Congress has authorized the Charleston Harbor deepening project and sent it to President Barack Obama’s desk for signature — the last step in authorizing the 52-foot harbor depth.
The Senate passed the Water Infrastructure Improvements for the Nation Act, S.612, on Saturday by a vote of 78-21. The House passed the act, which includes the Water Resources Development Act, by a vote of 360-61.
The bill’s passage gives the Charleston Harbor deepening project full congressional authorization. It also authorizes the Army Corps of Engineers Chief’s Report for the construction phase, “ensuring the project can remain on schedule,” according to a news release from the S.C. State Ports Authority.
The project will deepen Charleston Harbor to 54 feet at the entrance channel and 52 feet in the harbor.
The 52-foot depth means post-Panamax ships — larger ships that can traverse the newly expanded Panama Canal — will be able to call on the Port of Charleston any time of day without tidal restrictions. The harbor is already wide enough to handle two ships simultaneously.
“The passage of WIIN marks one of the most significant milestones in the history of the Port of Charleston,” ports authority CEO Jim Newsome said in the news release. “With this important step by Congress, we now turn our attention to inclusion in the president’s FY2018 budget, relative to the construction phase of the harbor deepening project.”

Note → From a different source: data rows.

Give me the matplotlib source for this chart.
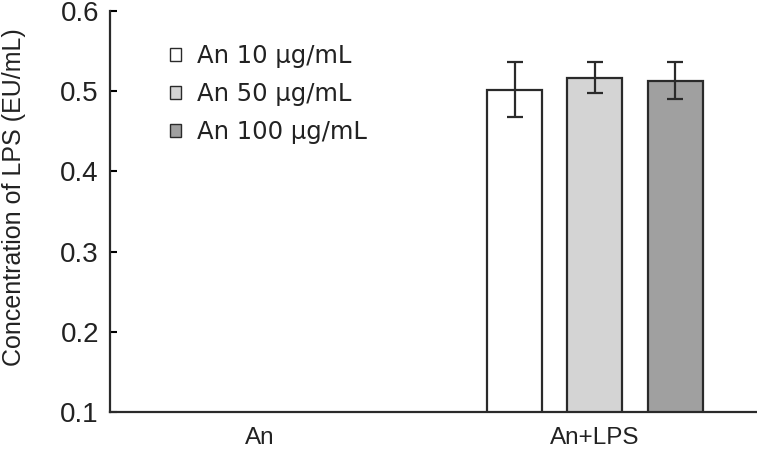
import matplotlib
matplotlib.use("Agg")
import matplotlib.pyplot as plt
import numpy as np

categories = ["An", "An+LPS"]
series_names = ["An 10 μg/mL", "An 50 μg/mL", "An 100 μg/mL"]
values = {
    "An 10 μg/mL": [0.0, 0.502],
    "An 50 μg/mL": [0.0, 0.517],
    "An 100 μg/mL": [0.0, 0.513],
}
errors = {
    "An 10 μg/mL": [0.0, 0.034],
    "An 50 μg/mL": [0.0, 0.019],
    "An 100 μg/mL": [0.0, 0.023],
}
colors = ["#ffffff", "#d4d4d4", "#a0a0a0"]
yticks = [0.1, 0.2, 0.3, 0.4, 0.5, 0.6]

plt.rcParams['font.family'] = ['Liberation Sans', 'DejaVu Sans']

fig = plt.figure(figsize=(7.57, 4.5), dpi=100)
ax = fig.add_axes([110/757, 1-412/450, 1-110/757, 401/450])

x = np.arange(len(categories))
width = 0.164
spacing = 0.24
for i, name in enumerate(series_names):
    ax.bar(x + (i - 1) * spacing, values[name], width, color=colors[i],
           edgecolor="#2a2a2a", linewidth=1.6, label=name,
           yerr=errors[name], error_kw=dict(ecolor="#2a2a2a", elinewidth=1.6,
                                           capsize=5.5, capthick=1.6))

ax.set_ylim(0.1, 0.6)
ax.set_xlim(-0.448, 1.484)
ax.set_yticks(yticks)
ax.set_yticklabels([f"{t:.1f}" for t in yticks], fontsize=20, color="#222222")
ax.set_xticks(x)
ax.set_xticklabels(categories, fontsize=17.5, color="#222222")
ax.tick_params(axis="x", length=0, pad=11)
ax.tick_params(axis="y", direction="in", length=5, width=1.5, pad=8)
for s in ["top", "right"]:
    ax.spines[s].set_visible(False)
for s in ["left", "bottom"]:
    ax.spines[s].set_linewidth(1.6)
    ax.spines[s].set_color("#2a2a2a")
ax.set_ylabel("Concentration of LPS (EU/mL)", fontsize=18, color="#222222")
ax.yaxis.set_label_coords(-0.13, 0.536)

leg = ax.legend(loc="upper left", bbox_to_anchor=(0.0927, 0.917), frameon=False,
                prop={"family": ["DejaVu Sans"], "size": 17.5},
                handlelength=0.45, handleheight=0.45, handletextpad=0.65,
                labelspacing=0.58, borderpad=0, borderaxespad=0)
for t in leg.get_texts():
    t.set_color("#222222")
for h in leg.legend_handles:
    h.set_linewidth(1.0)

fig.savefig("out.png", dpi=100)
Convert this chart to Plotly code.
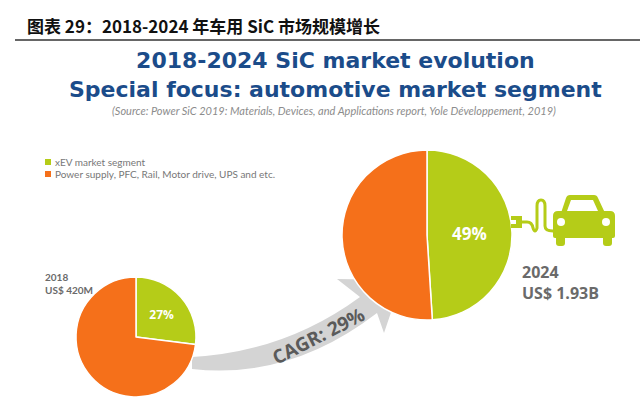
import plotly.graph_objects as go

# ---- data ----
segments = ["xEV market segment", "Power supply, PFC, Rail, Motor drive, UPS and etc."]
colors = ["#b5cc18", "#f5701a"]
years = ["2018", "2024"]
market_size = ["US$ 420M", "US$ 1.93B"]
share_2018 = [27, 73]
share_2024 = [49, 51]
cagr_label = "CAGR: 29%"
header = "图表 29：2018-2024 年车用 SiC 市场规模增长"
title_lines = ["2018-2024 SiC market evolution", "Special focus: automotive market segment"]
source = "(Source: Power SiC 2019: Materials, Devices, and Applications report, Yole Développement, 2019)"

W, H = 640, 405
BLUE = "#1b4c8a"
GRAY = "#6a6a6a"
GREEN = colors[0]


def dom(x0, x1, y0, y1):
    # pixel box (y down) -> paper domain
    return dict(x=[x0 / W, x1 / W], y=[1 - y1 / H, 1 - y0 / H])


fig = go.Figure()
# anchor trace for the pixel-space axes used by shapes/annotations
fig.add_trace(go.Scatter(x=[], y=[], showlegend=False, hoverinfo="skip"))

for vals, d, fs in [(share_2018, dom(76, 196, 277, 397), 12),
                    (share_2024, dom(342, 512, 150, 320), 17)]:
    fig.add_trace(go.Pie(
        labels=segments, values=vals, sort=False, direction="clockwise", rotation=0,
        marker=dict(colors=colors, line=dict(color="white", width=1.5)),
        texttemplate=["%{percent:.0%}", ""], textposition="inside",
        insidetextorientation="horizontal",
        textfont=dict(family="Open Sans", size=fs, color="white", weight="bold"),
        domain=d, showlegend=False, hoverinfo="label+percent",
    ))

shapes = []
# header rule
shapes.append(dict(type="line", x0=15, x1=640, y0=40, y1=40, line=dict(color="#333333", width=1.5),
                   layer="above"))
# CAGR arrow band
shapes.append(dict(type="path",
                   path="M 192,357 Q 285,352 360,297 L 337,279 L 402,280 L 384,333 L 377,313 Q 290,380 192,369 Z",
                   fillcolor="#d4d4d4", line=dict(width=0), layer="below"))
# legend squares
for i, c in enumerate(colors):
    yc = 162 + i * 12
    shapes.append(dict(type="rect", x0=45, x1=51, y0=yc - 3, y1=yc + 3, fillcolor=c, line=dict(width=0)))

# plug + cord
shapes.append(dict(type="rect", x0=511, x1=522, y0=216, y1=228, fillcolor=GREEN, line=dict(width=0), layer="above"))
shapes.append(dict(type="rect", x0=511, x1=516, y0=220, y1=224, fillcolor="white", line=dict(width=0), layer="above"))
shapes.append(dict(type="path",
                   path="M 521,222 L 527,222 Q 532,222 533,228 Q 535,234 537,228 L 537,206 Q 537,200 541,200 Q 545,200 545,206 L 545,226 Q 545,231 553,231",
                   line=dict(color=GREEN, width=3), layer="above"))
# car
shapes.append(dict(type="path",
                   path="M 561,213 L 566,198 Q 567,195 570,195 L 594,195 Q 597,195 598,198 L 605,213 Z",
                   fillcolor=GREEN, line=dict(width=0), layer="above"))
shapes.append(dict(type="path", path="M 567,211 L 571,200 L 593,200 L 598,211 Z",
                   fillcolor="white", line=dict(width=0), layer="above"))
shapes.append(dict(type="path",
                   path="M 553,216 Q 553,211 558,211 L 610,211 Q 615,211 615,216 L 615,236 Q 615,238 613,238 L 555,238 Q 553,238 553,236 Z",
                   fillcolor=GREEN, line=dict(width=0), layer="above"))
for x0 in (556, 603):
    shapes.append(dict(type="path",
                       path=f"M {x0},236 L {x0 + 9},236 L {x0 + 9},243 Q {x0 + 9},246 {x0 + 6},246 L {x0 + 3},246 Q {x0},246 {x0},243 Z",
                       fillcolor=GREEN, line=dict(width=0), layer="above"))
for cx in (561, 606):
    shapes.append(dict(type="circle", x0=cx - 4, x1=cx + 4, y0=218, y1=226, fillcolor="white",
                       line=dict(width=0), layer="above"))

ann = []


def text(x, y, s, size, color, family="Lato", weight="normal", xanchor="left", style="normal", angle=0):
    ann.append(dict(x=x, y=y, xref="x", yref="y", text=s, showarrow=False, xanchor=xanchor,
                    yanchor="middle", textangle=angle, borderpad=0,
                    font=dict(family=family, size=size, color=color, weight=weight, style=style)))


text(26, 25, header, 17, "#111111", family="Noto Sans CJK SC", weight="bold")
text(335, 75, "<br>".join(title_lines), 22, BLUE, family="DejaVu Sans", weight="bold", xanchor="center")
text(334, 110, source, 11, "#8c8c8c", style="italic", xanchor="center")
for i, s in enumerate(segments):
    text(54, 162 + i * 12, s, 10, "#777777")
text(44, 277, years[0], 10, GRAY, weight="bold")
text(44, 290, market_size[0], 10, GRAY, weight="bold")
text(521, 272, years[1], 16, GRAY, family="Open Sans", weight="bold")
text(521, 293, market_size[1], 16, GRAY, family="Open Sans", weight="bold")
text(318, 336, cagr_label, 19, "#5a5a5a", family="Open Sans", weight="bold", xanchor="center", angle=-27)

fig.update_layout(
    width=W, height=H, margin=dict(l=0, r=0, t=0, b=0),
    paper_bgcolor="white", plot_bgcolor="white",
    xaxis=dict(range=[0, W], visible=False, fixedrange=True, domain=[0, 1]),
    yaxis=dict(range=[H, 0], visible=False, fixedrange=True, domain=[0, 1]),
    shapes=shapes, annotations=ann, showlegend=False,
)
fig.write_html("out.html", config={"displayModeBar": False},
               post_script="document.body.style.margin='0';document.body.style.padding='0';")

The post-Panamax ships have been calling on the Port of Charleston and more are expected. The infrastructure project will yield the deepest harbor on the East Coast, Newsome has said.
“This depth advantage will add significant capability in the fastest growing port region in the U.S. — the Southeast,” Newsome said in the release. “This is vitally important for significant long-term volume growth and the deployment of large containerships.”
The ports authority began taking steps toward deepening Charleston Harbor in 2010. The U.S. Army Corps of Engineers, Charleston District, conducted a four-year, $11 million study of the project — roughly half the typical time and cost of a feasibility study. This more efficient process is part of the corps’ Smart Planning process.
The Army Corps’ study culminated in a Chief’s Report in September 2015, greenlighting the deepening of the harbor to 50 feet, or to 52 feet with additional funding from the port. The port opted to pay the extra $70 million to deepen the harbor to 52 feet.
The project received its Record of Decision from the assistant secretary of the Army in January. It has awaited authorization from Congress and the president since then.
The deepening project also needs about $175 million in federal money. The state already set aside $300 million of the $509 million total.